In those conversations, we will have a better opportunity to share that we are not just caring about our concerns but theirs too. We will be able to ask questions and find common ground on several issues of common cause. We will also be able to dig into what they are hearing and reading about our community and Israel and really listen and show that we understand even if we disagree. This is the confidence that allows concern for the other - and we need that now more than ever.

We say often that we believe in holding multiple truths. But if we do – those multiple truths need to be spoken in those meetings. If all we are speaking about are the risks to our own community or our security needs, we will not be able to share our genuine caring for the many people across this country who are struggling and hurting in so many other ways.

As a community we used to be able to focus on our own needs and the needs of others. Somewhere along the way we may have lost that ability. The risks in our community, our trauma, and Israel's trauma are real and significant. But that suffering should not be communicated in isolation – but as a connecting point with the suffering of others.

For example, I will not stop wearing my blue ribbon - the one that reminds people of the worst massacre of Jews since the holocaust. That understanding is non-negotiable in my conversations. But I will not forget to connect my pain with the pain of the residents of north St. Louis who have been struggling for decades and got hit with a perfect storm this past May - literally, when the community was devastated by a tornado and then faced the prospects of our government ending support for so many in need. These connections and the support for the suffering of others have shown to be the best way to address misperceptions about a person and what you care about. And there is data to support that.

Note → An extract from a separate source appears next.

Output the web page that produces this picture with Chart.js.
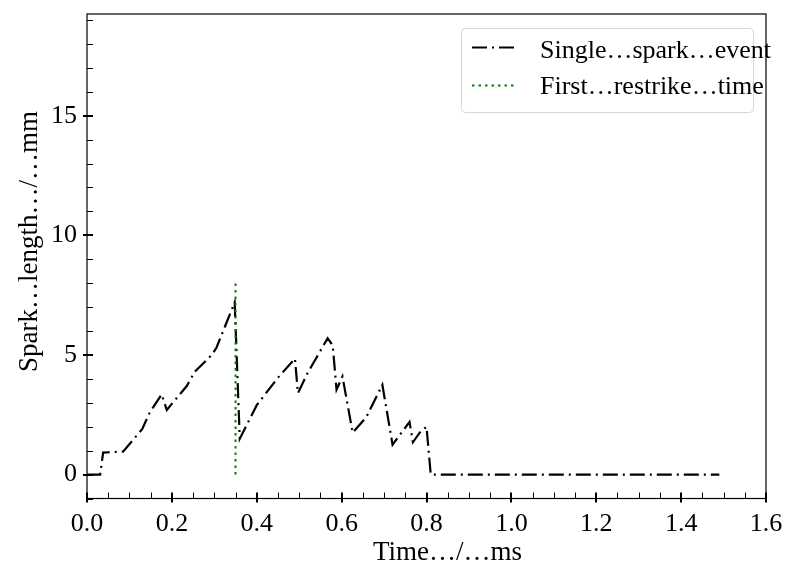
<!DOCTYPE html>
<html>
<head>
<meta charset="utf-8">
<script src="https://cdn.jsdelivr.net/npm/chart.js@4"></script>
<style>
  body { margin: 0; background: #fff; }
  #wrap { width: 787px; height: 564px; }
</style>
</head>
<body>
<div id="wrap"><canvas id="chart" width="787" height="564"></canvas></div>
<script>
// values
const times = [0, 0.031, 0.038, 0.085, 0.13, 0.148, 0.176, 0.188, 0.235, 0.254, 0.294, 0.305, 0.348,
    0.36, 0.40, 0.45, 0.49, 0.497, 0.52, 0.567, 0.579, 0.588, 0.602, 0.626, 0.658, 0.696,
    0.72, 0.76, 0.768, 0.784, 0.80, 0.81, 1.49];
const sparkLengths = [0, 0, 0.92, 0.96, 1.9, 2.6, 3.35, 2.7, 3.7, 4.3, 5.0, 5.3, 7.2,
    1.5, 2.9, 4.05, 4.85, 3.4, 4.25, 5.7, 5.4, 3.55, 4.1, 1.75, 2.4, 3.75,
    1.25, 2.2, 1.35, 1.75, 2.0, 0, 0];
const restrikeTime = [0.35, 0.35];
const restrikeLength = [0, 8];

const xTicks = [0, 0.2, 0.4, 0.6, 0.8, 1.0, 1.2, 1.4, 1.6];
const yTicks = [0, 5, 10, 15];
const seriesLabels = ["Single…spark…event", "First…restrike…time"];
const xTitle = "Time…/…ms";
const yTitle = "Spark…length…/…mm";

const serif = "'Liberation Serif', 'Times New Roman', serif";
const sparkDash = [15, 5, 2, 5];
const restrikeDash = [2.5, 4];

// keep the plot box where the reference has it
function noPadding(scale) {
    scale.paddingTop = 0;
    scale.paddingBottom = 0;
    scale.paddingLeft = 0;
    scale.paddingRight = 0;
}

const frameAndLegend = {
    id: "frameAndLegend",
    afterDraw(chart) {
        const ctx = chart.ctx;
        const area = chart.chartArea;
        const xs = chart.scales.x;
        const ys = chart.scales.y;
        ctx.save();

        // minor ticks, inward
        ctx.strokeStyle = "#000";
        ctx.lineWidth = 1;
        ctx.beginPath();
        for (let i = 1; i < 32; i++) {
            if (i % 4 === 0) continue;
            const px = Math.round(xs.getPixelForValue(i * 0.05)) + 0.5;
            ctx.moveTo(px, area.bottom);
            ctx.lineTo(px, area.bottom - 6);
        }
        for (let v = -1; v <= 19; v++) {
            if (v % 5 === 0) continue;
            const py = Math.round(ys.getPixelForValue(v)) + 0.5;
            ctx.moveTo(area.left, py);
            ctx.lineTo(area.left + 6, py);
        }
        ctx.stroke();

        // major ticks, crossing the spine
        ctx.lineWidth = 2;
        ctx.beginPath();
        xTicks.forEach((v) => {
            const px = Math.round(xs.getPixelForValue(v));
            ctx.moveTo(px, area.bottom + 4);
            ctx.lineTo(px, area.bottom - 6);
        });
        yTicks.forEach((v) => {
            const py = Math.round(ys.getPixelForValue(v));
            ctx.moveTo(area.left - 4, py);
            ctx.lineTo(area.left + 6, py);
        });
        ctx.stroke();

        // frame
        ctx.lineWidth = 1.2;
        ctx.strokeRect(area.left, area.top, area.right - area.left, area.bottom - area.top);

        // legend
        const bx = 461, by = 28, bw = 292, bh = 84;
        ctx.fillStyle = "rgba(255,255,255,0.8)";
        ctx.strokeStyle = "#d6d6d6";
        ctx.lineWidth = 1;
        ctx.beginPath();
        ctx.roundRect(bx + 0.5, by + 0.5, bw, bh, 4);
        ctx.fill();
        ctx.stroke();

        ctx.lineWidth = 2;
        ctx.strokeStyle = "#000";
        ctx.setLineDash(sparkDash);
        ctx.beginPath();
        ctx.moveTo(472, 47.5);
        ctx.lineTo(516, 47.5);
        ctx.stroke();

        ctx.strokeStyle = "#008000";
        ctx.setLineDash(restrikeDash);
        ctx.beginPath();
        ctx.moveTo(472, 85.5);
        ctx.lineTo(516, 85.5);
        ctx.stroke();
        ctx.setLineDash([]);

        ctx.fillStyle = "#000";
        ctx.font = "26px " + serif;
        ctx.textAlign = "left";
        ctx.textBaseline = "alphabetic";
        ctx.fillText(seriesLabels[0], 540, 57.5);
        ctx.fillText(seriesLabels[1], 540, 94);

        // axis titles
        ctx.font = "27px " + serif;
        ctx.fillText(xTitle, 373, 560);
        ctx.translate(37, 372);
        ctx.rotate(-Math.PI / 2);
        ctx.fillText(yTitle, 0, 0);
        ctx.restore();
    },
};

new Chart(document.getElementById("chart"), {
    type: "scatter",
    data: {
        datasets: [
            {
                label: seriesLabels[0],
                data: times.map((t, i) => ({ x: t, y: sparkLengths[i] })),
                showLine: true,
                borderColor: "#000",
                borderWidth: 2.2,
                borderDash: sparkDash,
                pointRadius: 0,
                tension: 0,
                order: 1,
            },
            {
                label: seriesLabels[1],
                data: restrikeTime.map((t, i) => ({ x: t, y: restrikeLength[i] })),
                showLine: true,
                borderColor: "#008000",
                borderWidth: 2,
                borderDash: restrikeDash,
                pointRadius: 0,
                order: 0,
            },
        ],
    },
    options: {
        responsive: false,
        animation: false,
        layout: { padding: { top: 14, right: 21, left: 0, bottom: 0 } },
        plugins: {
            legend: { display: false },
            tooltip: { enabled: false },
        },
        scales: {
            x: {
                type: "linear",
                min: 0,
                max: 1.6,
                afterBuildTicks: (scale) => { scale.ticks = xTicks.map((v) => ({ value: v })); },
                afterFit: (scale) => { scale.height = 65.5; noPadding(scale); },
                grid: { display: false, drawTicks: false },
                border: { display: false },
                ticks: {
                    color: "#000",
                    padding: 10,
                    maxRotation: 0,
                    autoSkip: false,
                    font: { family: serif, size: 26 },
                    callback: (value) => value.toFixed(1),
                },
            },
            y: {
                type: "linear",
                min: -1,
                max: 19.25,
                afterBuildTicks: (scale) => { scale.ticks = yTicks.map((v) => ({ value: v })); },
                afterFit: (scale) => { scale.width = 87; noPadding(scale); },
                grid: { display: false, drawTicks: false },
                border: { display: false },
                ticks: {
                    color: "#000",
                    padding: 10,
                    font: { family: serif, size: 26 },
                    callback: (value) => String(value),
                },
            },
        },
    },
    plugins: [frameAndLegend],
});
</script>
</body>
</html>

Across the country, our immigrant population is being rounded up like nothing we have seen in our lifetime. Women’s reproductive rights have been stripped away, the LGBTQ+ community is under attack like no other time in recent years, and the very democratic principles that have kept the Jewish community safe for decades are being torn asunder.

Those are all things that we have in common with people across races, backgrounds, religions, and nationalities. To not focus on those issues of common cause would be a terrible mistake. It is those very those connecting points that have always helped us build a greater understanding of who we are and to not make those connections would ignore the very values and commitments that brought Kivi Kaplan to be the first head of the NAACP, that brought Heschel to march with King, and that were the very foundations of the modern civil rights and progressive movements.

The path to what we are trying to accomplish as a community was laid in front of us well before October 7th. And what we have seen and heard recently is that both organizationally and individually, working in coalition with committed partners that exist in all our communities will work to change hearts and minds. A plan to re-engage, show up, and let the wider community know we are still here will show the very people we are trying to reach that there is still much more we have in common than what might divide us.

And while none of this happens overnight – getting a chance to have someone get to know you, to hear about your organization in a positive way, or just hear you out for a second - we might be able to help them understand why our love for Israel does not get checked at the door and what we think both about the perplexing double standards Israel faces daily and the demonization it creates here in St. Louis for the Jewish community. And if all goes well, we may also be able to relate to a similar demonization they may have faced in their lives.

Shared goals. Shared values. Bridges of understanding. Those have always been the keys to how we speak about the Jewish community and Israel. Now we must speak about them in conversation, in coalition, and in partnership. Now more than ever. That must be integral to our plan going forward because as we know, events in the middle east will not stop happening in a way that will impact us. Those events, however, should not make us turn away from how we have always built bridge and shared who we really are as a community.